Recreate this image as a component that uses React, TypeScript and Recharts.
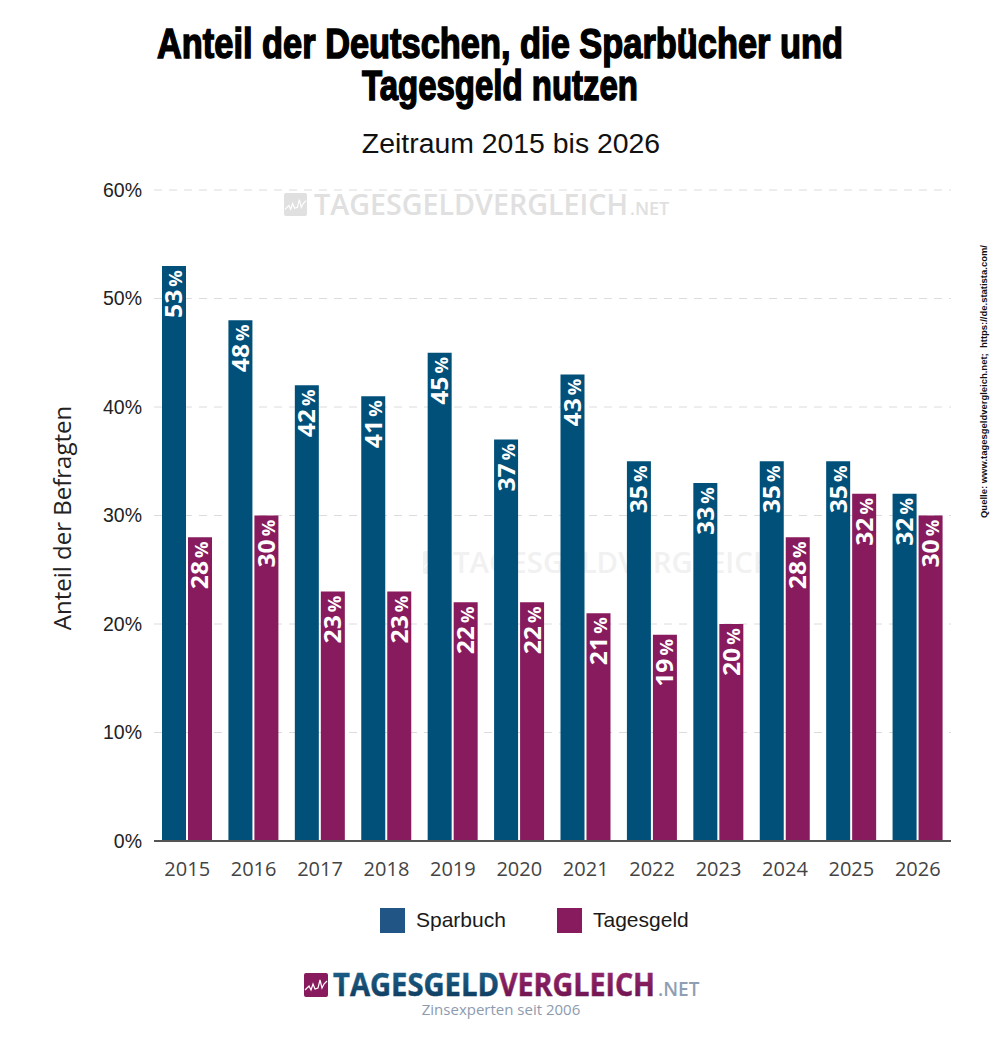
import { BarChart, Bar, XAxis, YAxis, CartesianGrid, LabelList, Legend } from 'recharts';

const YEARS = ['2015', '2016', '2017', '2018', '2019', '2020', '2021', '2022', '2023', '2024', '2025', '2026'];
const SPARBUCH = [53, 48, 42, 41, 45, 37, 43, 35, 33, 35, 35, 32];
const TAGESGELD = [28, 30, 23, 23, 22, 22, 21, 19, 20, 28, 32, 30];
const Y_TICKS = [0, 10, 20, 30, 40, 50, 60];

const BAR_BLUE = '#00507a';
const BAR_PURPLE = '#871b5d';
const LEGEND_ITEMS = [
  { name: 'Sparbuch', color: '#205585' },
  { name: 'Tagesgeld', color: '#871b5d' },
];

const data = YEARS.map((year, i) => ({
  year,
  Sparbuch: SPARBUCH[i],
  Tagesgeld: TAGESGELD[i],
}));

const ARIAL = '"Liberation Sans", Arial, sans-serif';
const OPEN = '"Open Sans", sans-serif';
const NARROW = '"Liberation Sans Narrow", "Liberation Sans", sans-serif';

function BarLabel({ x, y, width, value }: any) {
  const cx = x + width / 2 + 8.5;
  const top = y + 4;
  return (
    <text
      x={cx}
      y={top}
      transform={`rotate(-90 ${cx} ${top})`}
      textAnchor="end"
      fill="#fff"
      fontFamily={OPEN}
      fontWeight={700}
      fontSize={24}
      textLength={48}
      lengthAdjust="spacingAndGlyphs"
    >
      {value}
      <tspan fontSize={18} dx={3}>%</tspan>
    </text>
  );
}

function LegendBox() {
  return (
    <svg width={400} height={30} style={{ display: 'block' }}>
      <rect x={0} y={2} width={25} height={25} fill={LEGEND_ITEMS[0].color} />
      <text x={36} y={21} fontFamily={ARIAL} fontSize={21} fill="#1a1a1a">{LEGEND_ITEMS[0].name}</text>
      <rect x={177} y={2} width={25} height={25} fill={LEGEND_ITEMS[1].color} />
      <text x={213} y={21} fontFamily={ARIAL} fontSize={21} fill="#1a1a1a">{LEGEND_ITEMS[1].name}</text>
    </svg>
  );
}

function LogoIcon({ x, y, size, fill }: { x: number; y: number; size: number; fill: string }) {
  const k = size / 24;
  return (
    <g transform={`translate(${x} ${y}) scale(${k})`}>
      <rect width={24} height={24} rx={2} fill={fill} />
      <path d="M1 17 L5 13 L7 17 L9 11 L11 16 L14 15 L16 7 L18 15 L20 11 L23 8" fill="none" stroke="#fff" strokeWidth={1.2} />
    </g>
  );
}

export default function App() {
  return (
    <div style={{ position: 'absolute', left: 0, top: 0, width: 1000, height: 1037, background: '#fff' }}>
      <BarChart
        width={1000}
        height={1037}
        data={data}
        margin={{ left: 90, right: 49, top: 190, bottom: 126 }}
        barSize={24}
        barGap={2}
      >
        <defs>
          <linearGradient id="logoBlue" x1="0" y1="0" x2="0" y2="1">
            <stop offset="0" stopColor="#1f6a96" />
            <stop offset="1" stopColor="#0c3556" />
          </linearGradient>
          <linearGradient id="logoPurple" x1="0" y1="0" x2="0" y2="1">
            <stop offset="0" stopColor="#a02a72" />
            <stop offset="1" stopColor="#66104a" />
          </linearGradient>
        </defs>

        <text x={500} y={58} textAnchor="middle" fontFamily={NARROW} fontWeight={700} fontSize={42} fill="#000" stroke="#000" strokeWidth={1.5} textLength={686} lengthAdjust="spacingAndGlyphs">
          Anteil der Deutschen, die Sparbücher und
        </text>
        <text x={500} y={100} textAnchor="middle" fontFamily={NARROW} fontWeight={700} fontSize={42} fill="#000" stroke="#000" strokeWidth={1.5} textLength={276} lengthAdjust="spacingAndGlyphs">
          Tagesgeld nutzen
        </text>
        <text x={511} y={153} textAnchor="middle" fontFamily={ARIAL} fontSize={28.4} fill="#111">
          Zeitraum 2015 bis 2026
        </text>

        <LogoIcon x={284} y={193} size={23} fill="#e0e0e0" />
        <text x={314} y={215} fontFamily={OPEN} fontWeight={600} fontSize={29} fill="#e0e0e0" textLength={314} lengthAdjust="spacingAndGlyphs">TAGESGELDVERGLEICH</text>
        <text x={630} y={215} fontFamily={OPEN} fontWeight={600} fontSize={18} fill="#e0e0e0">.NET</text>
        <LogoIcon x={423} y={551} size={23} fill="#f1f1f1" />
        <text x={453} y={573} fontFamily={OPEN} fontWeight={600} fontSize={29} fill="#f1f1f1" textLength={322} lengthAdjust="spacingAndGlyphs">TAGESGELDVERGLEICH</text>

        <CartesianGrid horizontal vertical={false} stroke="#dcdcdc" strokeDasharray="8 7" />
        <XAxis
          dataKey="year"
          axisLine={{ stroke: '#555', strokeWidth: 2 }}
          tickLine={false}
          tick={{ fontFamily: OPEN, fontSize: 20, fill: '#444' }}
          tickMargin={15}
          interval={0}
          height={40}
        />
        <YAxis
          type="number"
          domain={[0, 60]}
          ticks={Y_TICKS}
          width={64}
          axisLine={false}
          tickLine={false}
          tickFormatter={(v) => `${v}%`}
          tick={{ fontFamily: ARIAL, fontSize: 19.5, fill: '#222' }}
          tickMargin={6}
          interval={0}
        />
        <Bar dataKey="Sparbuch" fill={BAR_BLUE} isAnimationActive={false}>
          <LabelList dataKey="Sparbuch" content={BarLabel} />
        </Bar>
        <Bar dataKey="Tagesgeld" fill={BAR_PURPLE} isAnimationActive={false}>
          <LabelList dataKey="Tagesgeld" content={BarLabel} />
        </Bar>
        <Legend
          content={LegendBox}
          wrapperStyle={{ position: 'absolute', left: 380, top: 906, width: 400, height: 30 }}
        />

        <text x={71} y={518} transform="rotate(-90 71 518)" textAnchor="middle" fontFamily={OPEN} fontSize={24} fill="#222">
          Anteil der Befragten
        </text>

        <text x={987} y={518} transform="rotate(-90 987 518)" fontFamily={ARIAL} fontWeight={700} fontSize={9} fill="#111" xmlSpace="preserve" textLength={273} lengthAdjust="spacingAndGlyphs">
          Quelle: www.tagesgeldvergleich.net;  https://de.statista.com/
        </text>

        <LogoIcon x={304} y={973} size={24} fill={BAR_PURPLE} />
        <text x={333} y={996} fontFamily={OPEN} fontWeight={700} fontSize={32} fill="url(#logoBlue)" stroke="url(#logoBlue)" strokeWidth={0.5} textLength={166} lengthAdjust="spacingAndGlyphs">TAGESGELD</text>
        <text x={499} y={996} fontFamily={OPEN} fontWeight={700} fontSize={32} fill="url(#logoPurple)" stroke="url(#logoPurple)" strokeWidth={0.5} textLength={156} lengthAdjust="spacingAndGlyphs">VERGLEICH</text>
        <text x={658} y={996} fontFamily={OPEN} fontWeight={600} fontSize={19} fill="#8f9fb3">.NET</text>
        <text x={501} y={1015} textAnchor="middle" fontFamily={OPEN} fontSize={15} fill="#8d9bb0">Zinsexperten seit 2006</text>
      </BarChart>
    </div>
  );
}
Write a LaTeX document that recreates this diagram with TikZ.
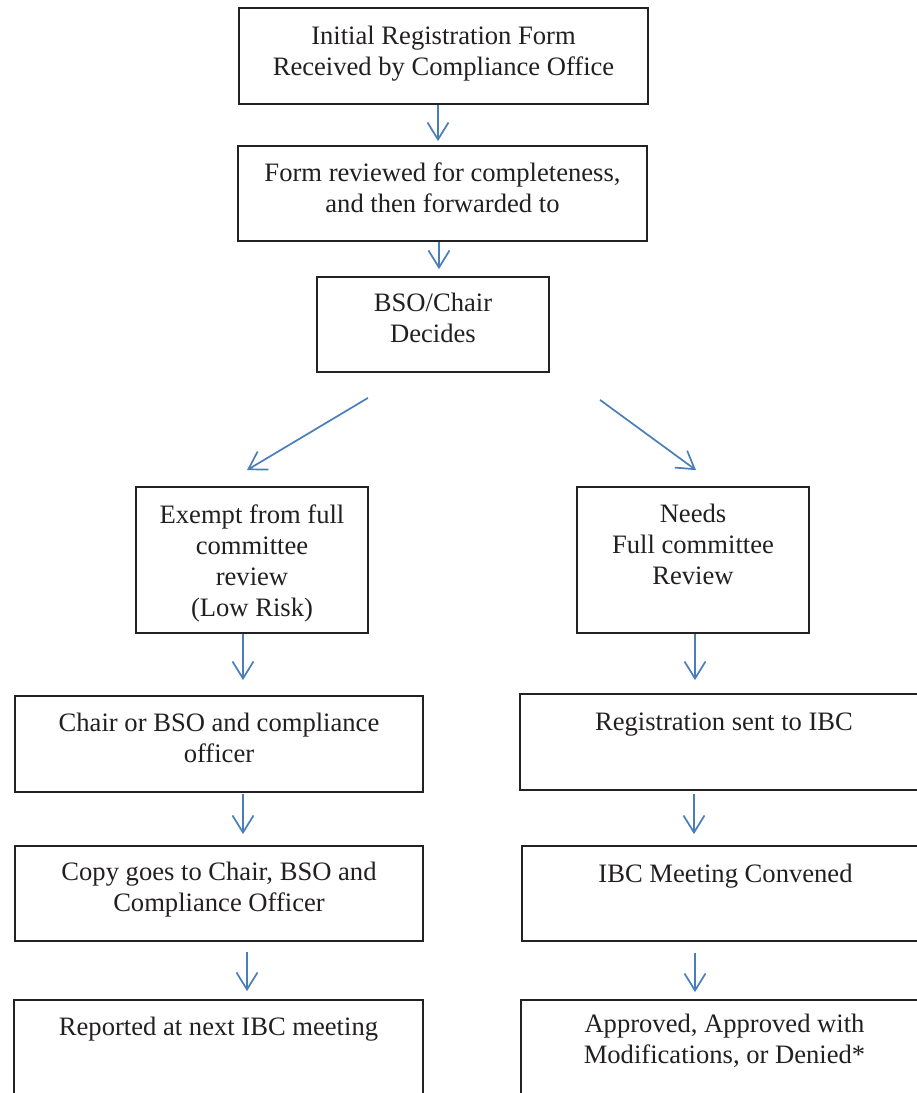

※ ※ ※

The task —
In your copy of the records, include no pictures; repeat everything else exactly.

Solution for this task —
Recreate this image as a component that uses React, TypeScript and Recharts.
import { BarChart, Bar, XAxis, YAxis, CartesianGrid, LabelList, Legend } from 'recharts';

const YEARS = ['2015', '2016', '2017', '2018', '2019', '2020', '2021', '2022', '2023', '2024', '2025', '2026'];
const SPARBUCH = [53, 48, 42, 41, 45, 37, 43, 35, 33, 35, 35, 32];
const TAGESGELD = [28, 30, 23, 23, 22, 22, 21, 19, 20, 28, 32, 30];
const Y_TICKS = [0, 10, 20, 30, 40, 50, 60];

const BAR_BLUE = '#00507a';
const BAR_PURPLE = '#871b5d';
const LEGEND_ITEMS = [
  { name: 'Sparbuch', color: '#205585' },
  { name: 'Tagesgeld', color: '#871b5d' },
];

const data = YEARS.map((year, i) => ({
  year,
  Sparbuch: SPARBUCH[i],
  Tagesgeld: TAGESGELD[i],
}));

const ARIAL = '"Liberation Sans", Arial, sans-serif';
const OPEN = '"Open Sans", sans-serif';
const NARROW = '"Liberation Sans Narrow", "Liberation Sans", sans-serif';

function BarLabel({ x, y, width, value }: any) {
  const cx = x + width / 2 + 8.5;
  const top = y + 4;
  return (
    <text
      x={cx}
      y={top}
      transform={`rotate(-90 ${cx} ${top})`}
      textAnchor="end"
      fill="#fff"
      fontFamily={OPEN}
      fontWeight={700}
      fontSize={24}
      textLength={48}
      lengthAdjust="spacingAndGlyphs"
    >
      {value}
      <tspan fontSize={18} dx={3}>%</tspan>
    </text>
  );
}

function LegendBox() {
  return (
    <svg width={400} height={30} style={{ display: 'block' }}>
      <rect x={0} y={2} width={25} height={25} fill={LEGEND_ITEMS[0].color} />
      <text x={36} y={21} fontFamily={ARIAL} fontSize={21} fill="#1a1a1a">{LEGEND_ITEMS[0].name}</text>
      <rect x={177} y={2} width={25} height={25} fill={LEGEND_ITEMS[1].color} />
      <text x={213} y={21} fontFamily={ARIAL} fontSize={21} fill="#1a1a1a">{LEGEND_ITEMS[1].name}</text>
    </svg>
  );
}

function LogoIcon({ x, y, size, fill }: { x: number; y: number; size: number; fill: string }) {
  const k = size / 24;
  return (
    <g transform={`translate(${x} ${y}) scale(${k})`}>
      <rect width={24} height={24} rx={2} fill={fill} />
      <path d="M1 17 L5 13 L7 17 L9 11 L11 16 L14 15 L16 7 L18 15 L20 11 L23 8" fill="none" stroke="#fff" strokeWidth={1.2} />
    </g>
  );
}

export default function App() {
  return (
    <div style={{ position: 'absolute', left: 0, top: 0, width: 1000, height: 1037, background: '#fff' }}>
      <BarChart
        width={1000}
        height={1037}
        data={data}
        margin={{ left: 90, right: 49, top: 190, bottom: 126 }}
        barSize={24}
        barGap={2}
      >
        <defs>
          <linearGradient id="logoBlue" x1="0" y1="0" x2="0" y2="1">
            <stop offset="0" stopColor="#1f6a96" />
            <stop offset="1" stopColor="#0c3556" />
          </linearGradient>
          <linearGradient id="logoPurple" x1="0" y1="0" x2="0" y2="1">
            <stop offset="0" stopColor="#a02a72" />
            <stop offset="1" stopColor="#66104a" />
          </linearGradient>
        </defs>

        <text x={500} y={58} textAnchor="middle" fontFamily={NARROW} fontWeight={700} fontSize={42} fill="#000" stroke="#000" strokeWidth={1.5} textLength={686} lengthAdjust="spacingAndGlyphs">
          Anteil der Deutschen, die Sparbücher und
        </text>
        <text x={500} y={100} textAnchor="middle" fontFamily={NARROW} fontWeight={700} fontSize={42} fill="#000" stroke="#000" strokeWidth={1.5} textLength={276} lengthAdjust="spacingAndGlyphs">
          Tagesgeld nutzen
        </text>
        <text x={511} y={153} textAnchor="middle" fontFamily={ARIAL} fontSize={28.4} fill="#111">
          Zeitraum 2015 bis 2026
        </text>

        <LogoIcon x={284} y={193} size={23} fill="#e0e0e0" />
        <text x={314} y={215} fontFamily={OPEN} fontWeight={600} fontSize={29} fill="#e0e0e0" textLength={314} lengthAdjust="spacingAndGlyphs">TAGESGELDVERGLEICH</text>
        <text x={630} y={215} fontFamily={OPEN} fontWeight={600} fontSize={18} fill="#e0e0e0">.NET</text>
        <LogoIcon x={423} y={551} size={23} fill="#f1f1f1" />
        <text x={453} y={573} fontFamily={OPEN} fontWeight={600} fontSize={29} fill="#f1f1f1" textLength={322} lengthAdjust="spacingAndGlyphs">TAGESGELDVERGLEICH</text>

        <CartesianGrid horizontal vertical={false} stroke="#dcdcdc" strokeDasharray="8 7" />
        <XAxis
          dataKey="year"
          axisLine={{ stroke: '#555', strokeWidth: 2 }}
          tickLine={false}
          tick={{ fontFamily: OPEN, fontSize: 20, fill: '#444' }}
          tickMargin={15}
          interval={0}
          height={40}
        />
        <YAxis
          type="number"
          domain={[0, 60]}
          ticks={Y_TICKS}
          width={64}
          axisLine={false}
          tickLine={false}
          tickFormatter={(v) => `${v}%`}
          tick={{ fontFamily: ARIAL, fontSize: 19.5, fill: '#222' }}
          tickMargin={6}
          interval={0}
        />
        <Bar dataKey="Sparbuch" fill={BAR_BLUE} isAnimationActive={false}>
          <LabelList dataKey="Sparbuch" content={BarLabel} />
        </Bar>
        <Bar dataKey="Tagesgeld" fill={BAR_PURPLE} isAnimationActive={false}>
          <LabelList dataKey="Tagesgeld" content={BarLabel} />
        </Bar>
        <Legend
          content={LegendBox}
          wrapperStyle={{ position: 'absolute', left: 380, top: 906, width: 400, height: 30 }}
        />

        <text x={71} y={518} transform="rotate(-90 71 518)" textAnchor="middle" fontFamily={OPEN} fontSize={24} fill="#222">
          Anteil der Befragten
        </text>

        <text x={987} y={518} transform="rotate(-90 987 518)" fontFamily={ARIAL} fontWeight={700} fontSize={9} fill="#111" xmlSpace="preserve" textLength={273} lengthAdjust="spacingAndGlyphs">
          Quelle: www.tagesgeldvergleich.net;  https://de.statista.com/
        </text>

        <LogoIcon x={304} y={973} size={24} fill={BAR_PURPLE} />
        <text x={333} y={996} fontFamily={OPEN} fontWeight={700} fontSize={32} fill="url(#logoBlue)" stroke="url(#logoBlue)" strokeWidth={0.5} textLength={166} lengthAdjust="spacingAndGlyphs">TAGESGELD</text>
        <text x={499} y={996} fontFamily={OPEN} fontWeight={700} fontSize={32} fill="url(#logoPurple)" stroke="url(#logoPurple)" strokeWidth={0.5} textLength={156} lengthAdjust="spacingAndGlyphs">VERGLEICH</text>
        <text x={658} y={996} fontFamily={OPEN} fontWeight={600} fontSize={19} fill="#8f9fb3">.NET</text>
        <text x={501} y={1015} textAnchor="middle" fontFamily={OPEN} fontSize={15} fill="#8d9bb0">Zinsexperten seit 2006</text>
      </BarChart>
    </div>
  );
}
Write a LaTeX document that recreates this diagram with TikZ.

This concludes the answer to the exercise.